I’m hoping someone more familiar with this code is willing to tell me whether this solution is feasible, and is willing to help me understand the concerned code.
Requirements for the solution
amount of textures should not be the limit, only the size of your graphics memory
typical UV tricks that are supported now (tiling textures, textures outside of [0,1] range) should be still supported
solution should be transparent (invisible) to the user
Suggested approach
before rendering starts,textures which have the same size and pixel-type are grouped together in an atlas.
The concerned image nodes are notified that they have to re-map to an area of that atlas.
When a node has to sample the texture, it will use the remapping info to sample the right area. border-cases should be handled correctly.
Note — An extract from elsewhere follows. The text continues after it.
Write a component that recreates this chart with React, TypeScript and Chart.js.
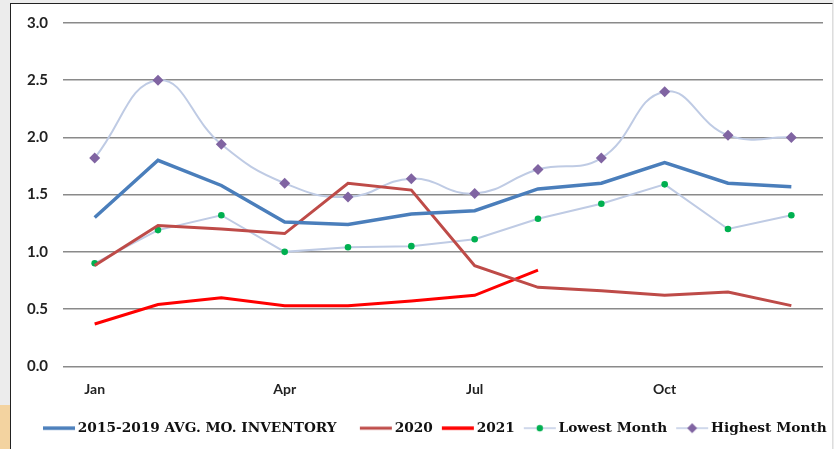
import React, { useEffect, useRef } from "react";
import { Chart, registerables } from "chart.js";

Chart.register(...registerables);

const months = ["Jan", "Feb", "Mar", "Apr", "May", "Jun", "Jul", "Aug", "Sep", "Oct", "Nov", "Dec"];
const avgInventory = [1.30, 1.80, 1.58, 1.26, 1.24, 1.33, 1.36, 1.55, 1.60, 1.78, 1.60, 1.57];
const y2020 = [0.88, 1.23, 1.20, 1.16, 1.60, 1.54, 0.88, 0.69, 0.66, 0.62, 0.65, 0.53];
const y2021 = [0.37, 0.54, 0.60, 0.53, 0.53, 0.57, 0.62, 0.84, null, null, null, null];
const lowestMonth = [0.90, 1.19, 1.32, 1.00, 1.04, 1.05, 1.11, 1.29, 1.42, 1.59, 1.20, 1.32];
const highestMonth = [1.82, 2.50, 1.94, 1.60, 1.48, 1.64, 1.51, 1.72, 1.82, 2.40, 2.02, 2.00];
const legendNames = ["2015-2019 AVG. MO. INVENTORY", "2020", "2021", "Lowest Month", "Highest Month"];

const C_AVG = "#4a7ebb";
const C_2020 = "#be4b48";
const C_2021 = "#ff0000";
const C_THIN = "#bfcbe4";
const C_GREEN = "#00b050";
const C_PURPLE = "#8064a2";

function legendIcon(lineColor: string, lineWidth: number, marker: string | null, markerColor: string) {
  const c = document.createElement("canvas");
  c.width = 34;
  c.height = 14;
  const ctx = c.getContext("2d")!;
  ctx.strokeStyle = lineColor;
  ctx.lineWidth = lineWidth;
  ctx.beginPath();
  ctx.moveTo(1, 7);
  ctx.lineTo(33, 7);
  ctx.stroke();
  ctx.fillStyle = markerColor;
  if (marker === "circle") {
    ctx.beginPath();
    ctx.arc(17, 7, 3.2, 0, Math.PI * 2);
    ctx.fill();
  } else if (marker === "diamond") {
    ctx.beginPath();
    ctx.moveTo(17, 2);
    ctx.lineTo(22, 7);
    ctx.lineTo(17, 12);
    ctx.lineTo(12, 7);
    ctx.closePath();
    ctx.fill();
  }
  return c;
}

const shiftLegend = {
  id: "shiftLegend",
  afterLayout(chart: any) {
    const lg = chart.legend;
    if (lg) {
      lg.left += 23;
      lg.right += 23;
    }
  },
};

export default function App() {
  const ref = useRef<HTMLCanvasElement>(null);
  useEffect(() => {
    if (!ref.current) return;
    const icons = [
      legendIcon(C_AVG, 3.5, null, C_AVG),
      legendIcon(C_2020, 3, null, C_2020),
      legendIcon(C_2021, 3.5, null, C_2021),
      legendIcon(C_THIN, 1.5, "circle", C_GREEN),
      legendIcon(C_THIN, 1.5, "diamond", C_PURPLE),
    ];
    const chart = new Chart(ref.current, {
      type: "line",
      plugins: [shiftLegend],
      data: {
        labels: months,
        datasets: [
          { label: legendNames[0], data: avgInventory, borderColor: C_AVG, borderWidth: 3.5, pointRadius: 0, tension: 0 },
          { label: legendNames[1], data: y2020, borderColor: C_2020, borderWidth: 3, pointRadius: 0, tension: 0 },
          { label: legendNames[2], data: y2021, borderColor: C_2021, borderWidth: 3, pointRadius: 0, tension: 0 },
          {
            label: legendNames[3], data: lowestMonth, borderColor: C_THIN, borderWidth: 2, tension: 0,
            pointRadius: 3.3, pointBackgroundColor: C_GREEN, pointBorderWidth: 0, pointStyle: "circle",
          },
          {
            label: legendNames[4], data: highestMonth, borderColor: C_THIN, borderWidth: 2, tension: 0.45,
            pointRadius: 5.5, pointBackgroundColor: C_PURPLE, pointBorderWidth: 0, pointStyle: "rectRot",
          },
        ],
      },
      options: {
        animation: false,
        responsive: false,
        devicePixelRatio: 1,
        layout: { padding: { top: 19, right: 0, bottom: 4, left: 0 } },
        plugins: {
          tooltip: { enabled: false },
          legend: {
            position: "bottom",
            align: "start",
            labels: {
              usePointStyle: true,
              pointStyleWidth: 24,
              boxHeight: 14,
              padding: 13,
              color: "#111",
              font: { family: "'DejaVu Serif', serif", weight: "bold", size: 13.7 },
              generateLabels: () =>
                legendNames.map((n, i) => ({
                  text: i === 0 ? n + "   " : n,
                  pointStyle: icons[i] as any,
                  fillStyle: "transparent",
                  strokeStyle: "transparent",
                  lineWidth: 0,
                  hidden: false,
                  datasetIndex: i,
                  fontColor: "#111",
                })),
            },
          },
        },
        scales: {
          x: {
            offset: true,
            grid: { display: false, drawTicks: false },
            border: { display: false },
            afterFit: (s: any) => { s.height = 42; },
            ticks: {
              autoSkip: false,
              maxRotation: 0,
              padding: 15,
              color: "#222",
              font: { family: "Lato, sans-serif", weight: "bold", size: 14 },
              callback: (_v: any, i: number) => (i % 3 === 0 ? months[i] : ""),
            },
          },
          y: {
            min: 0,
            max: 3,
            afterFit: (s: any) => { s.width = 52; },
            grid: { color: "#8a8a8a", lineWidth: 1.5, drawTicks: true, tickLength: 10, tickColor: "rgba(0,0,0,0)" },
            border: { display: false },
            ticks: {
              stepSize: 0.5,
              padding: 5,
              color: "#222",
              font: { family: "Lato, sans-serif", weight: "bold", size: 15 },
              callback: (v: any) => Number(v).toFixed(1),
            },
          },
          yRight: {
            type: "linear",
            position: "right",
            min: 0,
            max: 3,
            afterFit: (s: any) => { s.width = 10; },
            grid: { display: false, drawTicks: false },
            border: { display: false },
            ticks: { display: false },
          },
        },
      },
    });
    return () => chart.destroy();
  }, []);

  return (
    <div style={{ position: "fixed", left: 0, top: 0, width: 834, height: 449, background: "#ececec", overflow: "hidden" }}>
      <div style={{ position: "absolute", left: 0, top: 405, width: 10, height: 44, background: "#f3d3a0" }} />
      <div style={{ position: "absolute", left: 10, top: 3, width: 823, height: 446, background: "#ffffff", borderLeft: "1.5px solid #222", borderTop: "1.5px solid #222", borderRight: "1px solid #ddd", boxSizing: "border-box" }} />
      <canvas ref={ref} width={822} height={445} style={{ position: "absolute", left: 11, top: 4, width: 822, height: 445 }} />
    </div>
  );
}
When rendering a movie, the same atlas can be re-used for rendering the whole movie in this way.
Areas of concern
The design of the node system will probably get more complicated: some manager needs to manage all the texture nodes
performance - the re-mapping is not a difficult calculation, but will happen a lot (every time that one of the textures is sampled) so the code needs to be written with care
limits - is there a limit to the texture sizes?
Graphics pipeline features - does the cuda code use typical graphics-hardware features like mipmapping or texture border handling, which could be messed up when playing with the sampling coordinates?
Hi Jonim8or
The limitation is actually a Cuda thing, all Cuda cards up to compute capability 2.x (Fermin Chips) are limited to 128 texture slots. Cycles divides them to 95 LDR images, 5 HDR images and 28 for internal use (I dont know for what).
Newer Nvidia chips with higer compute capability (currently 3 and 3.5) have a fixed limit of 256 that probably allows 223 LDR images
CPU is also limited in cycles with i think 512 textures. They had to raise it for the tears of steel movie project but technically there is no limit on CPU.
The limits are defined as much as i know in: intern/cycles/kernel/kernel_textures.h
The only workaround is to reduce the amount of textures by reuse textures or merge a lot of small textures into one big texture (could be done with a script maybe). It would be cool if cycles would internaly automerge textures with correct uv cordinates for gpu render.
Another point of interest is that the cuda uses tex2D (svm_image_texture uses kernel_tex_image_interp which is translated to tex2D using a macro). What kind of filtering is used by CUDA? because that might make the atlas a lot more complex and less efficient.